Phaedra as an example of Enlightenment values
Are love, passion and other emotions as dangerous as the play seems to make them and is reason alone enough to achieve happiness? Are human emotions a sign of weakness, disease, lack of control, or absence of Reason in the play? What is the cause of this tragedy?
Phaedra, originally part of the large body of Greek mythological works, has been adapted, modified and presented in new contexts in recent centuries. For example, following the original conception of this tragedy by Euripides, versions of it have appeared in Latin, Italian, French, Spanish, etc through the authorship of such great writers as Frencesco Bozza, Jean Racine, Miguel de Unamuno, etc. Eugene O’Neill’s incorporation of it as a subplot in his ‘Desire Under the Elms’ testify to the everlasting appeal of the story. This enduring appeal makes relevant its study in relation to enlightenment values.
It is especially relevant to read Phaedra’s life and events in the backdrop of values espoused by the Enlightenment. The Age of Enlightenment emphasized the importance of reason and scientific inquiry as means to progress. It was strongly against superstition and questioned the eminence of tradition in civic and social life.
Phaedra, the wife of the temperamental Athenian King Theseus, falls in love with her step-son Hippolytus. Though this relationship would not have constituted as incest in a biological sense, it is nevertheless problematic on several counts. First, it violates her marriage to Theseus, however ill-tempered he might have behaved toward her. Second, it speaks ill of Phaedra’s impulsivity and lack of moral fortitude. Third, it drags Hippolytus into a lust-driven imbroglio when he has already committed himself to a life of celibacy. The Enlightenment value of reason pits a challenge to emotional and impulsive actions, claiming that the latter tend to be based on distortions and loose sense impressions. The fact that Phaedra’s life gets into ever greater crisis since the moment she confesses her love of Hipploytus to her maid only underscores its flaw. In hindsight, her maid Oenone proved to be a wise counsel, as she advised Phaedra against acting on her impulses and romantic feelings. (Disch, 1989)
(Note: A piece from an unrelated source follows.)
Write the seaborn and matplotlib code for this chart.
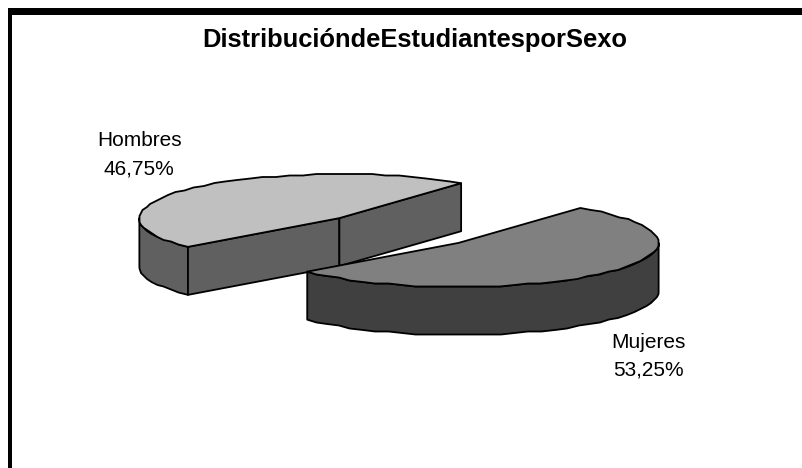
"""
Distribucion de Estudiantes por Sexo - exploded 3D style pie drawn on seaborn theme.
"""

import numpy as np
import matplotlib
matplotlib.use("Agg")
import matplotlib.pyplot as plt
from matplotlib.patches import Polygon, Rectangle
import seaborn as sns

# Data
categories = ["Hombres", "Mujeres"]
percentages = [46.75, 53.25]
value_labels = ["46,75%", "53,25%"]
title_text = "DistribucióndeEstudiantesporSexo"

top_colors = ["#C0C0C0", "#808080"]
side_colors = ["#606060", "#404040"]

# Pie geometry, in pixels
CENTER = (399.0, 230.5)
RX, RY = 200.0, 44.0
DEPTH = 48.0
START_ANGLE = 52.5
EXPLODE = 0.41
EDGE = "black"


def rim(center, t1, t2, grid=1.5):
    """Points on the ellipse rim, snapped a bit so the edge stays slightly rough."""
    n = max(int(abs(t2 - t1) / 4), 2)
    t = np.radians(np.linspace(t1, t2, n + 1))
    x = center[0] + RX * np.cos(t)
    y = center[1] - RY * np.sin(t)
    x[1:-1] = np.round(x[1:-1] / grid) * grid
    y[1:-1] = np.round(y[1:-1] / grid) * grid
    return np.column_stack([x, y])


def wall(points):
    """Vertical face hanging under a run of top edge points."""
    lower = points[::-1] + np.array([0, DEPTH])
    return np.vstack([points, lower])


sns.set_theme(style="white")
fig, ax = plt.subplots(figsize=(8.03, 4.68), dpi=100)
ax.set_position([0, 0, 1, 1])
ax.set_xlim(0, 803)
ax.set_ylim(468, 0)
ax.axis("off")

# Chart frame: only the left and top borders show
ax.add_patch(Rectangle((8, 8), 795, 7, fc="black", ec="none"))
ax.add_patch(Rectangle((8, 8), 4, 460, fc="black", ec="none"))

angles = START_ANGLE + np.cumsum([0] + percentages) * 3.6
for i, cat in enumerate(categories):
    t1, t2 = angles[i], angles[i + 1]
    mid = np.radians((t1 + t2) / 2)
    center = np.array([CENTER[0] + EXPLODE * RX * np.cos(mid),
                       CENTER[1] - EXPLODE * RY * np.sin(mid)])
    top = rim(center, t1, t2)

    style = dict(ec=EDGE, lw=1.3, joinstyle="round")
    # Outer wall, only the part of the rim facing the viewer
    front1, front2 = max(t1, 180), min(t2, 360)
    if front2 > front1:
        ax.add_patch(Polygon(wall(rim(center, front1, front2)), fc=side_colors[i], **style))
    # Cut faces, visible for the slice on the back
    if i == 0:
        ax.add_patch(Polygon(wall(np.array([top[-1], center])), fc=side_colors[i], **style))
        ax.add_patch(Polygon(wall(np.array([center, top[0]])), fc=side_colors[i], **style))
    ax.add_patch(Polygon(np.vstack([center, top]), fc=top_colors[i], **style))

# Title and data labels
ax.text(415, 40.5, title_text, ha="center", va="center", fontsize=18.4,
        fontweight="bold", family="Liberation Sans", color="black")
ax.text(140, 140, categories[0], ha="center", va="center", fontsize=15,
        family="Liberation Sans", color="black")
ax.text(139, 169, value_labels[0], ha="center", va="center", fontsize=15,
        family="Liberation Sans", color="black")
ax.text(648, 342, categories[1], ha="center", va="center", fontsize=15,
        family="Liberation Sans", color="black")
ax.text(648, 370, value_labels[1], ha="center", va="center", fontsize=15,
        family="Liberation Sans", color="black")

fig.savefig("out.png", dpi=100)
In contrast, when we study Hippolytus’ decisions and the thought processes behind them, we can see how his personality is much more grounded and less given to impulse and imprudence. For example, Hippolytus is one of the rare characters in literature who takes up a vow of celibacy and remains a virgin through the course of his life. His virginity is borne of his piety. He is always conscious of the moral imperatives he has set for himself that even when he learns of Phaedra’s incestuous and adulterous desire for him, he commits himself and the Nurse to keep it a secret. As Hippolytus leaves the Nurse, “he insists that it is his piety that saves her, and that he will ‘keep silent’.” (Chong-Gossard, 2004) Later, when Phaedra commits suicide after accusing Hippolytus of rape, he could easily have defended himself by exposing the facts, including that of Phaedra’s lust for him. But his decision to not pursue this course is due to his grounding in rationality as it is of piety and oath. In this sense, Hippolytus can be seen as a model character whose life highlights values of the Enlightenment. In other words, though concepts like honor and piety are not addressed directly in the Enlightenment era intellectual discourse, they can be derived and associated with reason (a prime Enlightenment value). In this context, it is fair to say that Hippolytus sacrifices his own reputation and prospects in aligning his actions with his convictions. (Disch, 1989)
In sum, it is fair to say that the tragedy of Phaedra could have been avoided had she applied more balance and propriety to her decisions. In the heat of passionate feelings, her mind was muddled and in no state to let reason thrive. In this sense, the play can be seen as a testimony to the validity of Enlightenment values and corresponding individual virtues. The most striking aspect of Phaedra’s behavior is her disdain for rationality and judiciousness. In a way, such behavior is sub-human, for it is humans who can exercise their will and apply restraint in their actions. By showing that she was not capable of either, Phaedra had caused her own demise and that of the innocent Hippolytus making her twice guilty. The application of Enlightenment values at crucial moments in the play would have led to a different final outcome.
Berlin, Normand. The Secret Cause: A Discussion of Tragedy. Amherst, MA: University of Massachusetts, 1981.
Chong-Gossard, J. H. Kim On. “The Silence of the Virgins: Comparing Euripides’ Hippolytus and Theonoe.” Antichthon38 (2004): 10+.
Disch, Thomas M. “Phaedra Brittannica.” The Nation23 Jan. 1989: 100+.